PROBLEM REQUIREMENTS> Begin with the line holding "Write the TikZ code for this diagram.", end with the line holding "minimum height=85pt, line", and repeat every line in between exactly, without pictures.

RECORDS SHOWN>
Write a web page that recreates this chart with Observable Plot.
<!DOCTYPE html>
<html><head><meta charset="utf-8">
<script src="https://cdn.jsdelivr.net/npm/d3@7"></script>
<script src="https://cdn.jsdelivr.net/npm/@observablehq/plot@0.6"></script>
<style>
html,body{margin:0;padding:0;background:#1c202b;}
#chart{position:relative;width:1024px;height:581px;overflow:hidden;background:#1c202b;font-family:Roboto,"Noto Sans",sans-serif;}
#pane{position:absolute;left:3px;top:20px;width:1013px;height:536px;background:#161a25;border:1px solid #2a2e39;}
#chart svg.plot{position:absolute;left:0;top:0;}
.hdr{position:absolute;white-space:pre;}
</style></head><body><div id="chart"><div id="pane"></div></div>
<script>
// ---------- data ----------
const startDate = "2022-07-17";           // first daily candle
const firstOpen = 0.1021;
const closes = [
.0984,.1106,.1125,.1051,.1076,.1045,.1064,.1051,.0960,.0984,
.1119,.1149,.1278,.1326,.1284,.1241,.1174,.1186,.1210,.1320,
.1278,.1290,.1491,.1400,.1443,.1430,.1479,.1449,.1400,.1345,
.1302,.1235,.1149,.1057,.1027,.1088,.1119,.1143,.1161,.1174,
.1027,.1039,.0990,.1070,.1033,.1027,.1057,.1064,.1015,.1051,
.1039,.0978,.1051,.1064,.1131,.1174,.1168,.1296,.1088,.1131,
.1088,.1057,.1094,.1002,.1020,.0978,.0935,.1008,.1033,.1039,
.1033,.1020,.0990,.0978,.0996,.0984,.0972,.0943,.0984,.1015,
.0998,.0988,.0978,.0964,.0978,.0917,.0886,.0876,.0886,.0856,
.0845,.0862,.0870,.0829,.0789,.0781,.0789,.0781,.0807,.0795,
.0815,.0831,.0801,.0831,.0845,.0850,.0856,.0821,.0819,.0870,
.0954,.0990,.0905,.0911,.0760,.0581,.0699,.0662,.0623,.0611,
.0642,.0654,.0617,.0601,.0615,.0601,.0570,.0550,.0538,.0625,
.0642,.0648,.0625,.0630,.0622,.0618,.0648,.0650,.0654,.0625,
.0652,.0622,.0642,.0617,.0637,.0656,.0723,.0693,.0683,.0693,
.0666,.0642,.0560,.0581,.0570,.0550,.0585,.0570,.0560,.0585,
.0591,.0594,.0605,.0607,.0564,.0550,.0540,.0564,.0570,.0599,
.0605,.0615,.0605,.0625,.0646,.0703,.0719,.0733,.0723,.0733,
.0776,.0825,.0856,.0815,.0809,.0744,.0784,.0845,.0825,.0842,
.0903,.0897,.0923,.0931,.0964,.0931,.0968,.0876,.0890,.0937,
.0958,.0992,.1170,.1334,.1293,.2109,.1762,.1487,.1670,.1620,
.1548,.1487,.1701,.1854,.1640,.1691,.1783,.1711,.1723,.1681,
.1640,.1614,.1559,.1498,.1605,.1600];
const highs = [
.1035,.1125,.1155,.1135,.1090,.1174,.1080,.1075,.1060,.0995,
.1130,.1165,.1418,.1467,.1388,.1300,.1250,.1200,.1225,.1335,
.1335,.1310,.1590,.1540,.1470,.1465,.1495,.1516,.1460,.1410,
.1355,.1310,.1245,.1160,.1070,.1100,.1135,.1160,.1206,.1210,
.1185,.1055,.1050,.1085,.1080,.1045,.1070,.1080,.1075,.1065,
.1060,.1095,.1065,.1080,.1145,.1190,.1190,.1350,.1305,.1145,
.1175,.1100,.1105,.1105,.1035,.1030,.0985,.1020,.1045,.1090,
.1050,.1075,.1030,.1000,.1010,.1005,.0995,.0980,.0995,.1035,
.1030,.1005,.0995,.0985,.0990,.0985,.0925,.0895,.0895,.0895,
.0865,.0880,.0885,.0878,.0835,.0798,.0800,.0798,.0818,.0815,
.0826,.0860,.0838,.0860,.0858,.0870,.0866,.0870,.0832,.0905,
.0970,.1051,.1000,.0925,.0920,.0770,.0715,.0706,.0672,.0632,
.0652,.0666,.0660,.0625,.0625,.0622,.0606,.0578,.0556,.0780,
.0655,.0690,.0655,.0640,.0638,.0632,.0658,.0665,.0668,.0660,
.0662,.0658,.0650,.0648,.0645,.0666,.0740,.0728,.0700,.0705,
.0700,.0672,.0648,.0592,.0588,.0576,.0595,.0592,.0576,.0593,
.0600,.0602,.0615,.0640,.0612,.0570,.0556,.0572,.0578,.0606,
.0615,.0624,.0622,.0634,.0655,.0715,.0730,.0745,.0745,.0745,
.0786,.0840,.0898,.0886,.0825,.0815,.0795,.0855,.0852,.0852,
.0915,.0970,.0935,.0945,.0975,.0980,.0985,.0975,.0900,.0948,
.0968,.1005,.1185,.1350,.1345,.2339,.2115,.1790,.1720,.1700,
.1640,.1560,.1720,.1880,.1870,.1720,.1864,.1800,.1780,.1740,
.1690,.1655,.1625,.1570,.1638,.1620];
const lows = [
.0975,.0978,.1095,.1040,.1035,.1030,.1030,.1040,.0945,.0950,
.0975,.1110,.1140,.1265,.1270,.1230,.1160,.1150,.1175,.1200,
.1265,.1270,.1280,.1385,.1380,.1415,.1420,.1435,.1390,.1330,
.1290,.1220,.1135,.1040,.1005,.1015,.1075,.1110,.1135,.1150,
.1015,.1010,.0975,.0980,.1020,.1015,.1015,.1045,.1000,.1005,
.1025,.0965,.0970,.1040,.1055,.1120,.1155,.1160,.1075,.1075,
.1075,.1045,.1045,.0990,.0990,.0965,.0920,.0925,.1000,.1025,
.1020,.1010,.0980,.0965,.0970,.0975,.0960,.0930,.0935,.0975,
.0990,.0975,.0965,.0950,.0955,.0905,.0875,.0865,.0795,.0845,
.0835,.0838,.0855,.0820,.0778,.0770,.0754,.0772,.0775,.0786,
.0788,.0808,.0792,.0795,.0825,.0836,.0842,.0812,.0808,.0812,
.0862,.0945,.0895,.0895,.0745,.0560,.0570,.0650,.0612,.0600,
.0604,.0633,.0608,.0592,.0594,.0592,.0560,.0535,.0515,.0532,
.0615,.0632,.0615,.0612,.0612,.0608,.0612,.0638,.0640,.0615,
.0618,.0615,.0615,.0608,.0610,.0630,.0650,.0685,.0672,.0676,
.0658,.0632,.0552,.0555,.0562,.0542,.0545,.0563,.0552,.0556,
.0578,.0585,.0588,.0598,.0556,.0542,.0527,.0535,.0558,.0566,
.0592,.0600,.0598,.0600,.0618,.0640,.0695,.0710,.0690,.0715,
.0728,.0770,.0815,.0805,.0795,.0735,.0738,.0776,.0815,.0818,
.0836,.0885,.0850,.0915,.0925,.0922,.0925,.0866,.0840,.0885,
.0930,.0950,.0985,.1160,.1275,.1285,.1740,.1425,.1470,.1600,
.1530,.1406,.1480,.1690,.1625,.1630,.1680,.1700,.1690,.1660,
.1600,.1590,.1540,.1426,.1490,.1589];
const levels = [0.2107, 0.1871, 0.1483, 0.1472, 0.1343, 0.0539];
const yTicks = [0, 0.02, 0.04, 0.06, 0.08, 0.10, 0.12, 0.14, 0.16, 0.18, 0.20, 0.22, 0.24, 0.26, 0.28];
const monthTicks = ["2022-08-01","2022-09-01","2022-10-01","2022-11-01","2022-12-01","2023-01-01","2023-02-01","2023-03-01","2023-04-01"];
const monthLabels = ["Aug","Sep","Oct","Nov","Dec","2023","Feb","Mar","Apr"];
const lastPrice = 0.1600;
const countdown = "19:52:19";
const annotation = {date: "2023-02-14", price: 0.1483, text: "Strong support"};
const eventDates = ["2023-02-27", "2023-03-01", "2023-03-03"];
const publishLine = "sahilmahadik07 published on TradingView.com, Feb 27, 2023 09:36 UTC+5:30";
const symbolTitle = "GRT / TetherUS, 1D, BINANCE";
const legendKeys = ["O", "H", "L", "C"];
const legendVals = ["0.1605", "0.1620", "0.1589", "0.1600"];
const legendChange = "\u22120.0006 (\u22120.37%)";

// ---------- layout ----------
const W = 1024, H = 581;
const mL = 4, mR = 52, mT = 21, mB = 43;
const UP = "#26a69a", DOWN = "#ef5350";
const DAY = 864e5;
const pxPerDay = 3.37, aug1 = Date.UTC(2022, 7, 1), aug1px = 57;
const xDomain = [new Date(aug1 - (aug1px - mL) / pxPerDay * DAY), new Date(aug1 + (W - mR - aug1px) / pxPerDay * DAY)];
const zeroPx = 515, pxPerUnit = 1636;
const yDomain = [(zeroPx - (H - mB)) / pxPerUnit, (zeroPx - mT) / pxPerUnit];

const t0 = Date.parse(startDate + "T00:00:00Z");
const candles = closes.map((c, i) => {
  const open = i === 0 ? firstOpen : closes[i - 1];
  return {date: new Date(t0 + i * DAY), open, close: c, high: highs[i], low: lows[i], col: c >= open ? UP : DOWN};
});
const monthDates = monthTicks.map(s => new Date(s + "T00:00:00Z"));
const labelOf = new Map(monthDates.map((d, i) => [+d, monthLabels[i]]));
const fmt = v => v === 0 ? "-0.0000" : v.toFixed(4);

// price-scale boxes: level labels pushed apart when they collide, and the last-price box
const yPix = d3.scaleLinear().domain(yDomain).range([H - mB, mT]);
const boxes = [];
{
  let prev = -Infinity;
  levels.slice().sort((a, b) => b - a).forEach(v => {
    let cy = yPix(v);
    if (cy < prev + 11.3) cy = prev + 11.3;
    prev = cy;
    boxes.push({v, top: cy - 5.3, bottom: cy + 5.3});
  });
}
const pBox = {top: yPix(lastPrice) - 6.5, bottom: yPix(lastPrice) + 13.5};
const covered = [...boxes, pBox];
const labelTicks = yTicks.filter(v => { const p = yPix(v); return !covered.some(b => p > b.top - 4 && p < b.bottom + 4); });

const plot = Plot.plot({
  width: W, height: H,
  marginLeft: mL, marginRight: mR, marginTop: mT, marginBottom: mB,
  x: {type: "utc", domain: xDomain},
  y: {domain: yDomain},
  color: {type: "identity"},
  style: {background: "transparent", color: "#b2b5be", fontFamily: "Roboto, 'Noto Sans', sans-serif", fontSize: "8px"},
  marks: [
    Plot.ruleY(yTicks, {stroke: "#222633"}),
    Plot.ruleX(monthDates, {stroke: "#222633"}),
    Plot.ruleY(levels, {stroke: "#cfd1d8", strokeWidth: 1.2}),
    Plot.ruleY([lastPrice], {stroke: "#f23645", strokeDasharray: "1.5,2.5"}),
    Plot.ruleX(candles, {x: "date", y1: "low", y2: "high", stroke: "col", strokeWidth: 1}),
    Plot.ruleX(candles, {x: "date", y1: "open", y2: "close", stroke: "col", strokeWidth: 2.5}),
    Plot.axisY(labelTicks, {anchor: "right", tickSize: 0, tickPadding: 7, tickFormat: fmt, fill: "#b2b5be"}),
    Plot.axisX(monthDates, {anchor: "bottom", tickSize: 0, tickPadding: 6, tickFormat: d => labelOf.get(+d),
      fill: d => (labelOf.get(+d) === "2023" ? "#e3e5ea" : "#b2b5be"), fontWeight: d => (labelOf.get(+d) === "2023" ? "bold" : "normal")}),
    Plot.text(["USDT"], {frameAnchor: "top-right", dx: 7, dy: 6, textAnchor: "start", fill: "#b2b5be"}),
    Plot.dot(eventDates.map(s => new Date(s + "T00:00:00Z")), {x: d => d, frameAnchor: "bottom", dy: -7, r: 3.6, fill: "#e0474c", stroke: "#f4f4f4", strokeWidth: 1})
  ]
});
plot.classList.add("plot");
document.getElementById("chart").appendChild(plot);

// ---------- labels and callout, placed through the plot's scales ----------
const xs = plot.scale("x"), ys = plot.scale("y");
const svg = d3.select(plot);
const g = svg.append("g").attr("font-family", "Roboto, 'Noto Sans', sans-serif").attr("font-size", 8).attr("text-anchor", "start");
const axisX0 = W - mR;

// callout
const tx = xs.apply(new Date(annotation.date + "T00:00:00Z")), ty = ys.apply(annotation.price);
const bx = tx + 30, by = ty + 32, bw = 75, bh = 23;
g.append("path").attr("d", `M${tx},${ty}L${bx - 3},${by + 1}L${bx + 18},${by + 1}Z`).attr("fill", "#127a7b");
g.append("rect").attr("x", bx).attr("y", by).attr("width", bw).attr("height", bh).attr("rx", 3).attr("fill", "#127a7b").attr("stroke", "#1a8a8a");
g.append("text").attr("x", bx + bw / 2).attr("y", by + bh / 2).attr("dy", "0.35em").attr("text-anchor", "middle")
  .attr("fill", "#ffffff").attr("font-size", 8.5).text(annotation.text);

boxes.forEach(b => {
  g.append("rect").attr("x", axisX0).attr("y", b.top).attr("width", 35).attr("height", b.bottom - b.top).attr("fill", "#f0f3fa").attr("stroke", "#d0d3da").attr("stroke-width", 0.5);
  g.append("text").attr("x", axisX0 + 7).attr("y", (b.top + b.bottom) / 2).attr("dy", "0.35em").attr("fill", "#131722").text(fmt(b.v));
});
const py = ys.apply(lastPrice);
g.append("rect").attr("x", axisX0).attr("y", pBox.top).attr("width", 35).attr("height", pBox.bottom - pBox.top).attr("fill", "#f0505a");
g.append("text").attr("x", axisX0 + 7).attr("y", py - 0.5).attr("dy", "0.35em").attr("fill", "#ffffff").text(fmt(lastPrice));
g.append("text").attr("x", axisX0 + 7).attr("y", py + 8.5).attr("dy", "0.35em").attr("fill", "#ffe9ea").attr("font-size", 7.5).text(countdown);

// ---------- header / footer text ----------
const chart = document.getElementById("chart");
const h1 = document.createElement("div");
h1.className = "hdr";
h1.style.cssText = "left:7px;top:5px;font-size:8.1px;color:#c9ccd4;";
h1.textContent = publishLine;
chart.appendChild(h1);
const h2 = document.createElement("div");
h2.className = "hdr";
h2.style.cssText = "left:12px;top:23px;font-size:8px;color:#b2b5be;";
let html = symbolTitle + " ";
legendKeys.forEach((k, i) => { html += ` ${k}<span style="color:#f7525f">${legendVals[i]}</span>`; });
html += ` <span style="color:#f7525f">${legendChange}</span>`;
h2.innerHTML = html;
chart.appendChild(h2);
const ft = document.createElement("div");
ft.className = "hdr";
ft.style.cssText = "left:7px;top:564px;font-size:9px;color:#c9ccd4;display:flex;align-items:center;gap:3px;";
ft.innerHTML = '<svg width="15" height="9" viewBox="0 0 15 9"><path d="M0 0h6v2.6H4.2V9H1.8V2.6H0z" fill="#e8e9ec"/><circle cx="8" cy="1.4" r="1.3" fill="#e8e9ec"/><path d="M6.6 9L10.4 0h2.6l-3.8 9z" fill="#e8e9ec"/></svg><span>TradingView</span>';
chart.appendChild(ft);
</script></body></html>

--

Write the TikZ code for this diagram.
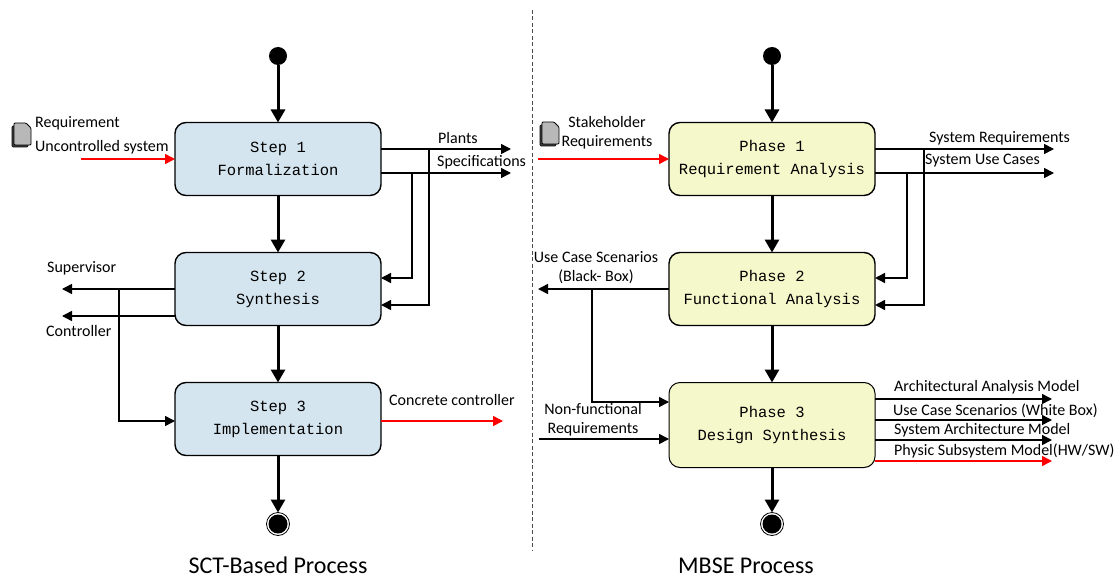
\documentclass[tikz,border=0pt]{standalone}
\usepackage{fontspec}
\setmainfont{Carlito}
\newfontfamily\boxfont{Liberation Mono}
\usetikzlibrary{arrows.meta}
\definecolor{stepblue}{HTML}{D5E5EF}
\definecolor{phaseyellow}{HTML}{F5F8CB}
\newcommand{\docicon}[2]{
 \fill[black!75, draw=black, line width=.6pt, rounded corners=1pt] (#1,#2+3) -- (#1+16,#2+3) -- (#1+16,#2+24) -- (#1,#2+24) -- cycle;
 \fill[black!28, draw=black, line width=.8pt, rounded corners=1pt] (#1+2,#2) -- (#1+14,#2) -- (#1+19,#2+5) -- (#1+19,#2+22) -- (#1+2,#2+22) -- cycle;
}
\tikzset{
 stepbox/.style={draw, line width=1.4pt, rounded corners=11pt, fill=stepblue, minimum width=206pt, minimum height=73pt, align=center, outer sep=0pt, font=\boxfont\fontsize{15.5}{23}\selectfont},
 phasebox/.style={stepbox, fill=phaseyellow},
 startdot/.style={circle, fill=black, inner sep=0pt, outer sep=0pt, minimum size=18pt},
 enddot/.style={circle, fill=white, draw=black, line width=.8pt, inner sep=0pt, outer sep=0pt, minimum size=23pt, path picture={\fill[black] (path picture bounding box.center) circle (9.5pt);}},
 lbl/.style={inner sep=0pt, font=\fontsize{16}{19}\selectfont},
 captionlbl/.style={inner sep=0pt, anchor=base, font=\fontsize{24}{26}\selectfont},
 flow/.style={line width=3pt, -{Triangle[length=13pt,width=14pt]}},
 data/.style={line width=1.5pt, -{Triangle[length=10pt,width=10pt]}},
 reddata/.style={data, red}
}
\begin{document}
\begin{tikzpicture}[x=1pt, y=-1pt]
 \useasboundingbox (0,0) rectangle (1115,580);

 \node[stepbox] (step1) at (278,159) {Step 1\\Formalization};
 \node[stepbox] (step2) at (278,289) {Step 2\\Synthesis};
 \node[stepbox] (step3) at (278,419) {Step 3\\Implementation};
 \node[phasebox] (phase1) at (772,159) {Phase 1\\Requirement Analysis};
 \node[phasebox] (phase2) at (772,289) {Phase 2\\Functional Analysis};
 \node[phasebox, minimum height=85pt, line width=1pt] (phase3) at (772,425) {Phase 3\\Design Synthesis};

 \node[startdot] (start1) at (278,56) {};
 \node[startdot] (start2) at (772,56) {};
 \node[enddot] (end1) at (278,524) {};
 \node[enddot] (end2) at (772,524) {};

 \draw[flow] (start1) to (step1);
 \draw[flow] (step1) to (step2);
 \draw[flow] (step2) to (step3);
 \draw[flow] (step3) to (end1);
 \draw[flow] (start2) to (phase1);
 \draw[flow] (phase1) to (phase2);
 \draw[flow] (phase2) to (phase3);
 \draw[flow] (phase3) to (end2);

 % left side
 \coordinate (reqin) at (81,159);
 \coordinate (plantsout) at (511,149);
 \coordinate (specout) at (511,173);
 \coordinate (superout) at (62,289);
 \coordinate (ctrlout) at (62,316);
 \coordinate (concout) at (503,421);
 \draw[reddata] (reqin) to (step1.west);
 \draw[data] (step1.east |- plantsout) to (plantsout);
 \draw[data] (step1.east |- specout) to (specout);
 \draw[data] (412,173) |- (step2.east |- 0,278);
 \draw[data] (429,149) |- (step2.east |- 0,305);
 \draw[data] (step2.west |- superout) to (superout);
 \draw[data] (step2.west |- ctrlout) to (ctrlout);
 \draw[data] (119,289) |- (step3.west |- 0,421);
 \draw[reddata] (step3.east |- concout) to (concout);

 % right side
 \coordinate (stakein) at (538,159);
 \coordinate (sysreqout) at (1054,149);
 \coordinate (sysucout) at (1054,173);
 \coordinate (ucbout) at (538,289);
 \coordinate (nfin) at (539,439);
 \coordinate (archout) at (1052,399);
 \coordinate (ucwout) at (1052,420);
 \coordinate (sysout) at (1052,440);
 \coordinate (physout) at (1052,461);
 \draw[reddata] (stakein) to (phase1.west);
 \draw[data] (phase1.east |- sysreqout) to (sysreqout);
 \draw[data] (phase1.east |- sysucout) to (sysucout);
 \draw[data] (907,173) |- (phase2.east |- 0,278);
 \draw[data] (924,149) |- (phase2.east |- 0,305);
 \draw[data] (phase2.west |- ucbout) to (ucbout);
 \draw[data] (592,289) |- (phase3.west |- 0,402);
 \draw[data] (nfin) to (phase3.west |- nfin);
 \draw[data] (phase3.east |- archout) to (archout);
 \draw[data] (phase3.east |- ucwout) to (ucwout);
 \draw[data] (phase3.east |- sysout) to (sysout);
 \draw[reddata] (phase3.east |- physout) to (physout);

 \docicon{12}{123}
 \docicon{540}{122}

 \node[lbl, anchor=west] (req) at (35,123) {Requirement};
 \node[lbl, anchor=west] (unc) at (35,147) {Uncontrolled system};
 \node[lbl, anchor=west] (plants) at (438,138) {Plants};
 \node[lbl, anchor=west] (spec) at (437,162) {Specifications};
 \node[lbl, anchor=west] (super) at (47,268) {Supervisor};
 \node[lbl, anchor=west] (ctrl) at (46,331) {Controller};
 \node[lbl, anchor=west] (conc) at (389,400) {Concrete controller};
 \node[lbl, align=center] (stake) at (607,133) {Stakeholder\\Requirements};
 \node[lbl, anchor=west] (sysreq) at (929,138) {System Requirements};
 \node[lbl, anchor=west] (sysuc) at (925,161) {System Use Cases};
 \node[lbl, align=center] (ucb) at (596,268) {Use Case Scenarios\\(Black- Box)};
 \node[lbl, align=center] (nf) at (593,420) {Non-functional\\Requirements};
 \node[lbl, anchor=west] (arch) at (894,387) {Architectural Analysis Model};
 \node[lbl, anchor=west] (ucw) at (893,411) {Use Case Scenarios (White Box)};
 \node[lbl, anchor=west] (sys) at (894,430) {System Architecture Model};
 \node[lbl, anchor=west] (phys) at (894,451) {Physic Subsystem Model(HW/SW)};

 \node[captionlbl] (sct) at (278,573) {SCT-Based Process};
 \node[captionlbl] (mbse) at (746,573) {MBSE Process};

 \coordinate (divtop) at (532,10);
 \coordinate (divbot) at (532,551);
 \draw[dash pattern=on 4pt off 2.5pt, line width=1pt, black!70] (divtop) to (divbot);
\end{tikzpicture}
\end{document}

SOLUTION FOR THIS PROBLEM>
Write the TikZ code for this diagram.
\documentclass[tikz,border=0pt]{standalone}
\usepackage{fontspec}
\setmainfont{Carlito}
\newfontfamily\boxfont{Liberation Mono}
\usetikzlibrary{arrows.meta}
\definecolor{stepblue}{HTML}{D5E5EF}
\definecolor{phaseyellow}{HTML}{F5F8CB}
\newcommand{\docicon}[2]{
 \fill[black!75, draw=black, line width=.6pt, rounded corners=1pt] (#1,#2+3) -- (#1+16,#2+3) -- (#1+16,#2+24) -- (#1,#2+24) -- cycle;
 \fill[black!28, draw=black, line width=.8pt, rounded corners=1pt] (#1+2,#2) -- (#1+14,#2) -- (#1+19,#2+5) -- (#1+19,#2+22) -- (#1+2,#2+22) -- cycle;
}
\tikzset{
 stepbox/.style={draw, line width=1.4pt, rounded corners=11pt, fill=stepblue, minimum width=206pt, minimum height=73pt, align=center, outer sep=0pt, font=\boxfont\fontsize{15.5}{23}\selectfont},
 phasebox/.style={stepbox, fill=phaseyellow},
 startdot/.style={circle, fill=black, inner sep=0pt, outer sep=0pt, minimum size=18pt},
 enddot/.style={circle, fill=white, draw=black, line width=.8pt, inner sep=0pt, outer sep=0pt, minimum size=23pt, path picture={\fill[black] (path picture bounding box.center) circle (9.5pt);}},
 lbl/.style={inner sep=0pt, font=\fontsize{16}{19}\selectfont},
 captionlbl/.style={inner sep=0pt, anchor=base, font=\fontsize{24}{26}\selectfont},
 flow/.style={line width=3pt, -{Triangle[length=13pt,width=14pt]}},
 data/.style={line width=1.5pt, -{Triangle[length=10pt,width=10pt]}},
 reddata/.style={data, red}
}
\begin{document}
\begin{tikzpicture}[x=1pt, y=-1pt]
 \useasboundingbox (0,0) rectangle (1115,580);

 \node[stepbox] (step1) at (278,159) {Step 1\\Formalization};
 \node[stepbox] (step2) at (278,289) {Step 2\\Synthesis};
 \node[stepbox] (step3) at (278,419) {Step 3\\Implementation};
 \node[phasebox] (phase1) at (772,159) {Phase 1\\Requirement Analysis};
 \node[phasebox] (phase2) at (772,289) {Phase 2\\Functional Analysis};
 \node[phasebox, minimum height=85pt, line width=1pt] (phase3) at (772,425) {Phase 3\\Design Synthesis};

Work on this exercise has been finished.